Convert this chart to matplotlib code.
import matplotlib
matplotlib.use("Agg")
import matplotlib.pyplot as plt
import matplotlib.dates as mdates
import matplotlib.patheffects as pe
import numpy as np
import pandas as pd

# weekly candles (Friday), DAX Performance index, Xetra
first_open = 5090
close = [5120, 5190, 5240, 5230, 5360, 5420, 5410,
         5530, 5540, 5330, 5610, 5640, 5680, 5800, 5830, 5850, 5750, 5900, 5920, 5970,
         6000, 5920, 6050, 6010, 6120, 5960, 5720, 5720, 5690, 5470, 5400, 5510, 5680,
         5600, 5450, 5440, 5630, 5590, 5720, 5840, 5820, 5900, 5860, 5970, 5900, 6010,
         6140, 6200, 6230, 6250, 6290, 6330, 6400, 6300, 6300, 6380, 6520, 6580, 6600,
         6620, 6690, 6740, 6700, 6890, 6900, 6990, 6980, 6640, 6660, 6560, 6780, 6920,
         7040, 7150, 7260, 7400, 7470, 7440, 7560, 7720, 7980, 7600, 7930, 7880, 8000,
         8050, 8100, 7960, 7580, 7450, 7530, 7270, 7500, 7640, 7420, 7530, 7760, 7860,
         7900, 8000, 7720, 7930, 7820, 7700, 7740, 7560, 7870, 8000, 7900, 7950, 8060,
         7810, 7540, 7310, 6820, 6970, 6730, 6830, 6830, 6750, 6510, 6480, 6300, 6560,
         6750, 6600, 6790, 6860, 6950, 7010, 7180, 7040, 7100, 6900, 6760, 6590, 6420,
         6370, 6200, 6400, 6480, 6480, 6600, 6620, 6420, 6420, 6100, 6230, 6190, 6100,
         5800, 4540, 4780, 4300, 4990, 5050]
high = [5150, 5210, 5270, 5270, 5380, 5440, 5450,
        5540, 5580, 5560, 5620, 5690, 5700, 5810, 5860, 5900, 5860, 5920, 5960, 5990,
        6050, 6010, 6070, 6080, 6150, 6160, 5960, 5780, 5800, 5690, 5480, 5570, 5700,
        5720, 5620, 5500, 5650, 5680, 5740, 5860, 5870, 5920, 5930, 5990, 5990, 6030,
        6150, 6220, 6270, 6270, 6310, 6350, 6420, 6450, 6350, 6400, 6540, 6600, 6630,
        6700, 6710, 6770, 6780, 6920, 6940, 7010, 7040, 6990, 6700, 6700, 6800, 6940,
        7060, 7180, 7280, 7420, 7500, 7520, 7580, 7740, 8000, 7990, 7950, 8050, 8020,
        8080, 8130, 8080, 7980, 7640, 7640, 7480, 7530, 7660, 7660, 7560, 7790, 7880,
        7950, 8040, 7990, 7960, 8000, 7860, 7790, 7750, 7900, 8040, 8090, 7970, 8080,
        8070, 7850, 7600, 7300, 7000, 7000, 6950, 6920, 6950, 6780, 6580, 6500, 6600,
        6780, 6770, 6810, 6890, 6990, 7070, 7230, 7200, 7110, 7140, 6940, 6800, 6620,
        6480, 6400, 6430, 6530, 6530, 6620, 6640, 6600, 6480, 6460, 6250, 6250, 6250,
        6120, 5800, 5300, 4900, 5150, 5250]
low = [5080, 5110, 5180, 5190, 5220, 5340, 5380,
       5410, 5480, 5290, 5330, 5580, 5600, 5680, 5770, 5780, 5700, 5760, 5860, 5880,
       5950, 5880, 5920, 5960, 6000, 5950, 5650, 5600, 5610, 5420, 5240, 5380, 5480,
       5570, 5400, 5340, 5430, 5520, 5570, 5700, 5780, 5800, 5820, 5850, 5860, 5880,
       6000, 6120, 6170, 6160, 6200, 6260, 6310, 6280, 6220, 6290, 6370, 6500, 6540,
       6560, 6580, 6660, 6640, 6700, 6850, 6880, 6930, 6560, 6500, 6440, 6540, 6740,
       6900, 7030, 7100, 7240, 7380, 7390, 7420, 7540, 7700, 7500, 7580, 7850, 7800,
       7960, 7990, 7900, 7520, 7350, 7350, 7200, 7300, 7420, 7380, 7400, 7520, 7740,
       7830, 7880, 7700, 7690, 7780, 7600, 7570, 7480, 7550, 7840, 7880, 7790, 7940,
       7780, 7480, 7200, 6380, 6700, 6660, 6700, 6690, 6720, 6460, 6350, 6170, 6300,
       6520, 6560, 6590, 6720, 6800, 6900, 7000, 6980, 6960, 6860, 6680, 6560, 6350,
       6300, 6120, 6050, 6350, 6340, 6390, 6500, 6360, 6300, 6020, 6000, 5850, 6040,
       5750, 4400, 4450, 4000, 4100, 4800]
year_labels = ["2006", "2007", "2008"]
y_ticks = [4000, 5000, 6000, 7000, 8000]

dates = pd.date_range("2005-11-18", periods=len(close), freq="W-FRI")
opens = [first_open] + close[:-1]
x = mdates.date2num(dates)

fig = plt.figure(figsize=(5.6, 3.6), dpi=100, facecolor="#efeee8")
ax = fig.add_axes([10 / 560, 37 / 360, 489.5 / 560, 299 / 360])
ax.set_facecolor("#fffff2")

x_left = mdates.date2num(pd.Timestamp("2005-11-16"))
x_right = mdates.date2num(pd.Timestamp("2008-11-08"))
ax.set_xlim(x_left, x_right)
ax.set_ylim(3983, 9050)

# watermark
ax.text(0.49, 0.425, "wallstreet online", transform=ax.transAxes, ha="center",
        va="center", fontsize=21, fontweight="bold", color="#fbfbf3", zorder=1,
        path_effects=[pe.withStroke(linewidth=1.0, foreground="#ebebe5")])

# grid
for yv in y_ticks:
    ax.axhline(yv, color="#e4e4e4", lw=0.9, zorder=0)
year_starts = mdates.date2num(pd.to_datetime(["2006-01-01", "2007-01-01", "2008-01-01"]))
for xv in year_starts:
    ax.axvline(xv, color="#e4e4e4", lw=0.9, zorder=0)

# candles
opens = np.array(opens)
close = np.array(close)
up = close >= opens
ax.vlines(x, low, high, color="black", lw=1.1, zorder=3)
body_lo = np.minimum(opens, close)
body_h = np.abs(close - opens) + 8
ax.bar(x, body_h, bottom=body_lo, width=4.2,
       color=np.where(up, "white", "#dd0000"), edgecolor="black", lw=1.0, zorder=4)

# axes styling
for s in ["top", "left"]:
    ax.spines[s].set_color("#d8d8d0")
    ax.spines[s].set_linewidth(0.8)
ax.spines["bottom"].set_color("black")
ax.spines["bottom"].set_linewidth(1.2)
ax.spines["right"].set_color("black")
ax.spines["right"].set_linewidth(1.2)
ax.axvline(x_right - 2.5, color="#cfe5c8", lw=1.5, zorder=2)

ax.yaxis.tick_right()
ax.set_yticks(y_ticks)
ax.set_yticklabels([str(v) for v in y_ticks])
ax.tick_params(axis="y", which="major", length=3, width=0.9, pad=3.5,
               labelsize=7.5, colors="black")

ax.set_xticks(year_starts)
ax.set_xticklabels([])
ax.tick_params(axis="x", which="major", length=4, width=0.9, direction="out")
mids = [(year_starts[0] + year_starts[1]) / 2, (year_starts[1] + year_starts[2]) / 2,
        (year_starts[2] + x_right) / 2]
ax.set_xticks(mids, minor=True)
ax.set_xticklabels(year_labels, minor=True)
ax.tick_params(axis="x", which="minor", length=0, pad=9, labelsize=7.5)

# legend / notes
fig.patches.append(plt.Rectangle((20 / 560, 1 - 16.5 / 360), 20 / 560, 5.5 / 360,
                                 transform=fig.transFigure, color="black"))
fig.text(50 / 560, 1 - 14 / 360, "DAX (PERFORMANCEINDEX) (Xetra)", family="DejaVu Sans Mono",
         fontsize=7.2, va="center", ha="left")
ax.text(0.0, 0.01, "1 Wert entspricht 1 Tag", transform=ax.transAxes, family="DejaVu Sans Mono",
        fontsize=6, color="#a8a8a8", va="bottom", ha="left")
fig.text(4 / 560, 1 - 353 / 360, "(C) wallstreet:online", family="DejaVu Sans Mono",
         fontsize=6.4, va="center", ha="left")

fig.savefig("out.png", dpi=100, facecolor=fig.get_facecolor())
==================================================
WHAT YOU ARE ASKED TO DO: Everything from the first line above through the line that contains "import pandas as pd" should be duplicated exactly, please, and nothing beyond it.

RESPONSE TO THE EXERCISE:
Convert this chart to matplotlib code.
import matplotlib
matplotlib.use("Agg")
import matplotlib.pyplot as plt
import matplotlib.dates as mdates
import matplotlib.patheffects as pe
import numpy as np
import pandas as pd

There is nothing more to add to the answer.